▶ TASK PROMPT
Go through the records and copy each line where the word "matplotlib" occurs.

══ DATA EXCERPTS

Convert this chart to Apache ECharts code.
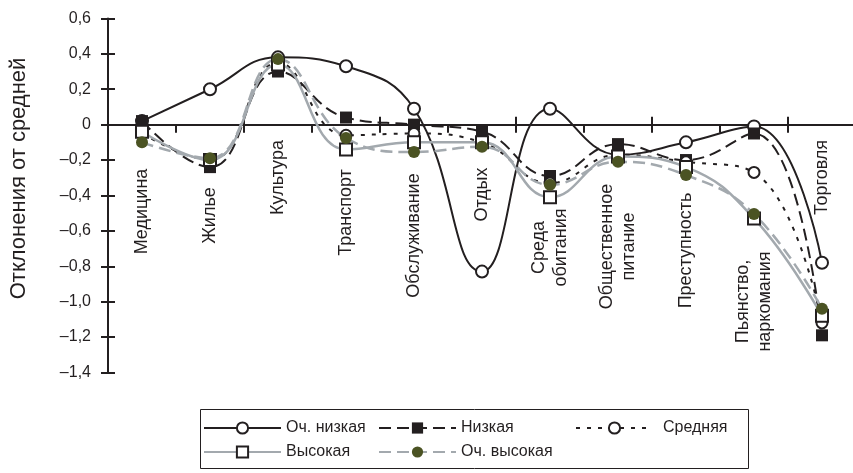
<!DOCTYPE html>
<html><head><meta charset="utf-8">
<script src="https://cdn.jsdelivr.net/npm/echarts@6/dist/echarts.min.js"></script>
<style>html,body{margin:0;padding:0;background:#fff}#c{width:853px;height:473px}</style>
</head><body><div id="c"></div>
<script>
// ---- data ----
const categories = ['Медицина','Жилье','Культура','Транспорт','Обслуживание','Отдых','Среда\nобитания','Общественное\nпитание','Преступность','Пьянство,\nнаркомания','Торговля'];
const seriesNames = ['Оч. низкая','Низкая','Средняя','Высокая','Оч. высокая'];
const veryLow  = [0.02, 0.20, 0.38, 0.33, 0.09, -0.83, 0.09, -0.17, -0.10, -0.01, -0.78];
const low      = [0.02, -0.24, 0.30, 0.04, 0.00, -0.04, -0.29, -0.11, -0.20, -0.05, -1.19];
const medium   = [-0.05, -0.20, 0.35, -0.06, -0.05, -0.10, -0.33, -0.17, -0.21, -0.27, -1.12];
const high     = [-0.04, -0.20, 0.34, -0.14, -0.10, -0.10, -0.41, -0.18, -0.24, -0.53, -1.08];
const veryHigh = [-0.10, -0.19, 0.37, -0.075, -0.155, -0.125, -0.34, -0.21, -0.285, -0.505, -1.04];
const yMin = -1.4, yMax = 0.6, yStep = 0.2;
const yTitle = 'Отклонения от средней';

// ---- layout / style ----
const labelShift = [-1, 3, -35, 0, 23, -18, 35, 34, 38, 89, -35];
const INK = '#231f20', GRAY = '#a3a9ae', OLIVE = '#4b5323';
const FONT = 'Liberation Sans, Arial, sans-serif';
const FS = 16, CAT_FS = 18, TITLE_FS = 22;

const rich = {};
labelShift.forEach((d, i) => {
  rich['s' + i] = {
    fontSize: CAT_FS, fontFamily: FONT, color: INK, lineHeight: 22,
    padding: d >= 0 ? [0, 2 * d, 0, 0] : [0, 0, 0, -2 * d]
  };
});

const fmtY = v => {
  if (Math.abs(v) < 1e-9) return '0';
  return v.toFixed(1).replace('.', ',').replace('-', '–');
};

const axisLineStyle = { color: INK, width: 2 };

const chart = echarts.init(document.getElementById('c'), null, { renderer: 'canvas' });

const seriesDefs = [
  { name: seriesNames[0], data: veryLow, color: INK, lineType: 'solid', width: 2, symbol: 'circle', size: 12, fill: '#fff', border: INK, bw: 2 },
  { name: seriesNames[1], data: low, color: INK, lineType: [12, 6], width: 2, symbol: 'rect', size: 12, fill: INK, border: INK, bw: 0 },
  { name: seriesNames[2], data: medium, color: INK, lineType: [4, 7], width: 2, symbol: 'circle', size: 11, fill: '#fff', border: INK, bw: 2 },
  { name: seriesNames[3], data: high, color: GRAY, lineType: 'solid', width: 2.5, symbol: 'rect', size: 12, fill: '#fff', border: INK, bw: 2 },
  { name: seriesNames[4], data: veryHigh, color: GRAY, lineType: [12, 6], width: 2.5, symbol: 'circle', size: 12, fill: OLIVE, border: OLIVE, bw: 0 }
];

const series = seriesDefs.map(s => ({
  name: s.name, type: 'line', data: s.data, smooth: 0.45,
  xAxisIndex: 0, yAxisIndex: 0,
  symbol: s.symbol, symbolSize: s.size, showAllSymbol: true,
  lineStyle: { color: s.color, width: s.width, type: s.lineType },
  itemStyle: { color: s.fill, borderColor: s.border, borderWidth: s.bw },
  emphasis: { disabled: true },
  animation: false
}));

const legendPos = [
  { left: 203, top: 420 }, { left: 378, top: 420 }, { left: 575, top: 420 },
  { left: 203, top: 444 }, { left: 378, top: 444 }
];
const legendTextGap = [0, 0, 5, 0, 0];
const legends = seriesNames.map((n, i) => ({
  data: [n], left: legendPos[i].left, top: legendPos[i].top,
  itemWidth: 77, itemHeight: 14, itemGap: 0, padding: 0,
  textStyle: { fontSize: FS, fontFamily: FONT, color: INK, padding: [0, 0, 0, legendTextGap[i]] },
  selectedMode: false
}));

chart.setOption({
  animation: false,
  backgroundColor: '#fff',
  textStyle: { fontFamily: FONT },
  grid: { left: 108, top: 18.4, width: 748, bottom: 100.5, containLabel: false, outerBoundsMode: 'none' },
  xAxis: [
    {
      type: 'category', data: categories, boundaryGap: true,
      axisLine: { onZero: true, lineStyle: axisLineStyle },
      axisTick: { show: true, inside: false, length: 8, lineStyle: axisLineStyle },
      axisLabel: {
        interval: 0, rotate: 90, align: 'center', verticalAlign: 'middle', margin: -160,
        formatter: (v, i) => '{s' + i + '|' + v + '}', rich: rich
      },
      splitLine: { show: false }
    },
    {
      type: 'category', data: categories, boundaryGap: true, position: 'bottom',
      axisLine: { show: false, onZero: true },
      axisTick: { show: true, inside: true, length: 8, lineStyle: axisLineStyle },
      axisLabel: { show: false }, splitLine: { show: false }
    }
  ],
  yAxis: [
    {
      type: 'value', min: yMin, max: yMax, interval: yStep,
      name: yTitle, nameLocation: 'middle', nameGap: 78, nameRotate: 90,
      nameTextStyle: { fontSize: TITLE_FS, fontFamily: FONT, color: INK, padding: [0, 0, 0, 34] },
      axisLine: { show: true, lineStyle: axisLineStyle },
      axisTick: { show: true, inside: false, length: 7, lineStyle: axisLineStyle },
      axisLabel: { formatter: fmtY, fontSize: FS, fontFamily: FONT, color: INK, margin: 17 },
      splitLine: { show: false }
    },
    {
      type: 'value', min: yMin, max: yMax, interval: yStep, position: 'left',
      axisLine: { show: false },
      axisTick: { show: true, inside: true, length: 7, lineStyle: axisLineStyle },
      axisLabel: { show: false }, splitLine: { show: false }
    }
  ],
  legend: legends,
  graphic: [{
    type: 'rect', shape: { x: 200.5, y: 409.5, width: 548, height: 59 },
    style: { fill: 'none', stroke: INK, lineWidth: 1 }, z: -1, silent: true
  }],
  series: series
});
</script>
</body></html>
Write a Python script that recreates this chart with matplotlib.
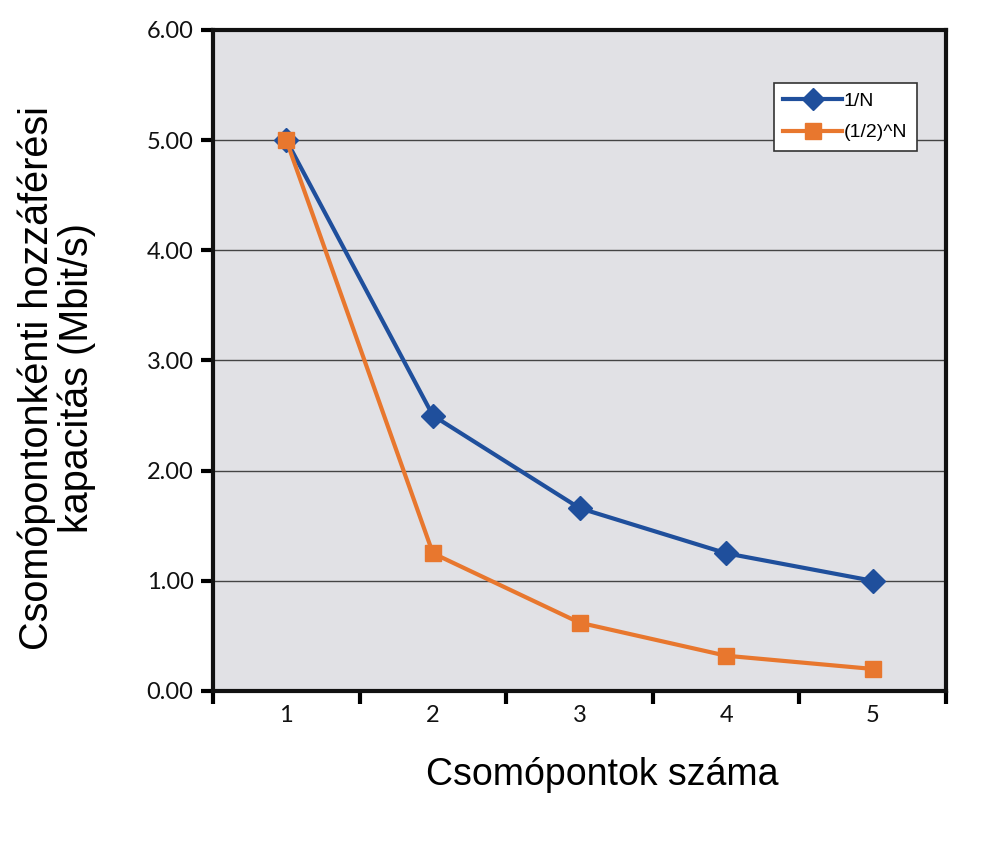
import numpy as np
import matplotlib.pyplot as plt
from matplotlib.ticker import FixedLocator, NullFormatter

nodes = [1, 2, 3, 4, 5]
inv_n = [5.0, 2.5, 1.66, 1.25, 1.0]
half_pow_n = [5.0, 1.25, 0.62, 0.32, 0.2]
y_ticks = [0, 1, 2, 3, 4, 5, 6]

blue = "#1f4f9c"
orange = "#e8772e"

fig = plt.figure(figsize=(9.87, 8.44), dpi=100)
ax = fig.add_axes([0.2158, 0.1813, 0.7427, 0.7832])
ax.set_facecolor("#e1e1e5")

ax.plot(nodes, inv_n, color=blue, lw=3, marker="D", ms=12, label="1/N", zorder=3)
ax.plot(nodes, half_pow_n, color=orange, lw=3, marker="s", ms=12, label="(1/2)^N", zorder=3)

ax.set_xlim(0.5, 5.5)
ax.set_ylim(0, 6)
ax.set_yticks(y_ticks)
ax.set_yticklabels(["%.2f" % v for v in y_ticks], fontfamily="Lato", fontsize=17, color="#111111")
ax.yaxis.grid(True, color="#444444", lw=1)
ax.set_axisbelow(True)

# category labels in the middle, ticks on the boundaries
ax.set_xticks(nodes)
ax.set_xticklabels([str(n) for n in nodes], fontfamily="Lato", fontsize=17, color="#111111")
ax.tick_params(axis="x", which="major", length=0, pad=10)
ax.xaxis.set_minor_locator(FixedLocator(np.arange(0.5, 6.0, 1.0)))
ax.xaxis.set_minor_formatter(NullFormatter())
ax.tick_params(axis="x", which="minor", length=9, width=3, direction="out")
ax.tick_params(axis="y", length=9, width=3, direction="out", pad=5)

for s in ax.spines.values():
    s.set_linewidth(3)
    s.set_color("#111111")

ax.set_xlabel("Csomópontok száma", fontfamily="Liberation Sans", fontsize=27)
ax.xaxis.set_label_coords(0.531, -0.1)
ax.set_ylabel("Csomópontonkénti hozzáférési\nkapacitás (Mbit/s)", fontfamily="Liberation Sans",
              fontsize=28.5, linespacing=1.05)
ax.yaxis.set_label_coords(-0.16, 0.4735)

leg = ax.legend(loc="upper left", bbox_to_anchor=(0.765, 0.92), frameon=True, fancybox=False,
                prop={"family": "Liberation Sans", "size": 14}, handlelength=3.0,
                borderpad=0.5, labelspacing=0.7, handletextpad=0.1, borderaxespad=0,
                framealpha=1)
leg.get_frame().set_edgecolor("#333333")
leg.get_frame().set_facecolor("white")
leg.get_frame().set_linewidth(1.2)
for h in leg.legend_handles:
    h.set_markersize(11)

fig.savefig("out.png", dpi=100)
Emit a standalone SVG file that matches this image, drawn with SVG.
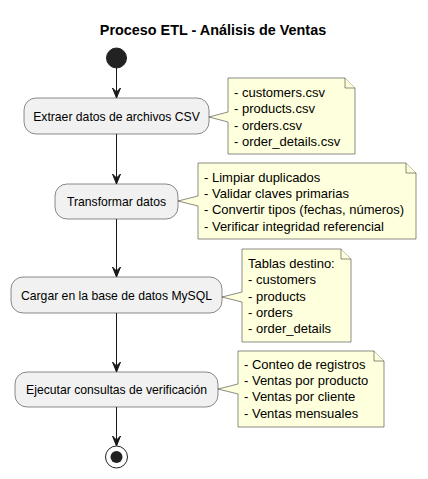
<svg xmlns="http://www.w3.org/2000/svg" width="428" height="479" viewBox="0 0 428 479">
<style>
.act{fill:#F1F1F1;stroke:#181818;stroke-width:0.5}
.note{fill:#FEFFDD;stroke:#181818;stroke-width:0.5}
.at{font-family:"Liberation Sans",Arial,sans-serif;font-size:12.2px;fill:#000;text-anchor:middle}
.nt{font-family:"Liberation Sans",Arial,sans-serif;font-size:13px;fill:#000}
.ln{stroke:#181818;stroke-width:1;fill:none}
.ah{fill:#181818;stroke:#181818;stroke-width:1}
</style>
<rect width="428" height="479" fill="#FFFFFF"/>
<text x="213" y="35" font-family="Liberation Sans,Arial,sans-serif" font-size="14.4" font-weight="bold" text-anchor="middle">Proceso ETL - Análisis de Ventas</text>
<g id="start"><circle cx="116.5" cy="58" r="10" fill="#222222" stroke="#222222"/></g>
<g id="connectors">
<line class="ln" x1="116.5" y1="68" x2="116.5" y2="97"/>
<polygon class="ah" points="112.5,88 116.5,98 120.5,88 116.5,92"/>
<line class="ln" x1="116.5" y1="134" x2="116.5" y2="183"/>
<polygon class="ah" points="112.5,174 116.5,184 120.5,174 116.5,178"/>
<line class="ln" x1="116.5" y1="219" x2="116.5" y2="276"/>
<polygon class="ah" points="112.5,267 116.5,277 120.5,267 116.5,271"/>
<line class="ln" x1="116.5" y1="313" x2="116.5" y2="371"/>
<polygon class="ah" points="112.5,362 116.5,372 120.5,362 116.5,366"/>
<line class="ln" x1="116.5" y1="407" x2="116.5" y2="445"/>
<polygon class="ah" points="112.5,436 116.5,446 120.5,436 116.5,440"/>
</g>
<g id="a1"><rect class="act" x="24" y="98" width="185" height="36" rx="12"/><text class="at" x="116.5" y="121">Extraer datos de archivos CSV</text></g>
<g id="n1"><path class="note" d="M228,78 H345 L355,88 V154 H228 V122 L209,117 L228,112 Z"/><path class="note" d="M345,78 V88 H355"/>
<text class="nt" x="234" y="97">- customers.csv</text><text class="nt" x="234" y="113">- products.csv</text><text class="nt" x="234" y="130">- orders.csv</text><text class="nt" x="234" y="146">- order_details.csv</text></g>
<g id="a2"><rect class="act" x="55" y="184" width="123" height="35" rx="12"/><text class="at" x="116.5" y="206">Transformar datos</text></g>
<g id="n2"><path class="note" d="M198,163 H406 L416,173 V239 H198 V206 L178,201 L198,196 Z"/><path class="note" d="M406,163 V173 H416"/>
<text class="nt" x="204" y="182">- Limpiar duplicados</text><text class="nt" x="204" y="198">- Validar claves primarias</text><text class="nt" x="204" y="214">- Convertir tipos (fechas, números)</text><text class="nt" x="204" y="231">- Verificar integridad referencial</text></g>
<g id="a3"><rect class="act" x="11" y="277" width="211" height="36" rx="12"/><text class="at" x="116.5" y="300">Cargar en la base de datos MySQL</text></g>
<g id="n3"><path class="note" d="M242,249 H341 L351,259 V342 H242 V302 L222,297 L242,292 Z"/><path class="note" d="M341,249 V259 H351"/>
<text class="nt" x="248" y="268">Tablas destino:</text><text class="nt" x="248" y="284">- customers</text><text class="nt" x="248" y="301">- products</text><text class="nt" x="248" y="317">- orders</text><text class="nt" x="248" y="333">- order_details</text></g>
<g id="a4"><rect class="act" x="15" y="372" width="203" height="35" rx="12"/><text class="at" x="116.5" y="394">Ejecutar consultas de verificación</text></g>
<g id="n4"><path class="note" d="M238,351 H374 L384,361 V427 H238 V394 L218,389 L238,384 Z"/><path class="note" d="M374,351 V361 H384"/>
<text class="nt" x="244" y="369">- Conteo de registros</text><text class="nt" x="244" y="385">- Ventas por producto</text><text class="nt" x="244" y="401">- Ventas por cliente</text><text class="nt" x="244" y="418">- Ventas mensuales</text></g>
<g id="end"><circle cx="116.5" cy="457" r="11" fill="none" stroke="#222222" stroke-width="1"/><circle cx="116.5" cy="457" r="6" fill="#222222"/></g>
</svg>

════

▶ OUTPUT FOR THIS EXERCISE
Write a Python script that recreates this chart with matplotlib.
import matplotlib.pyplot as plt
from matplotlib.ticker import FixedLocator, NullFormatter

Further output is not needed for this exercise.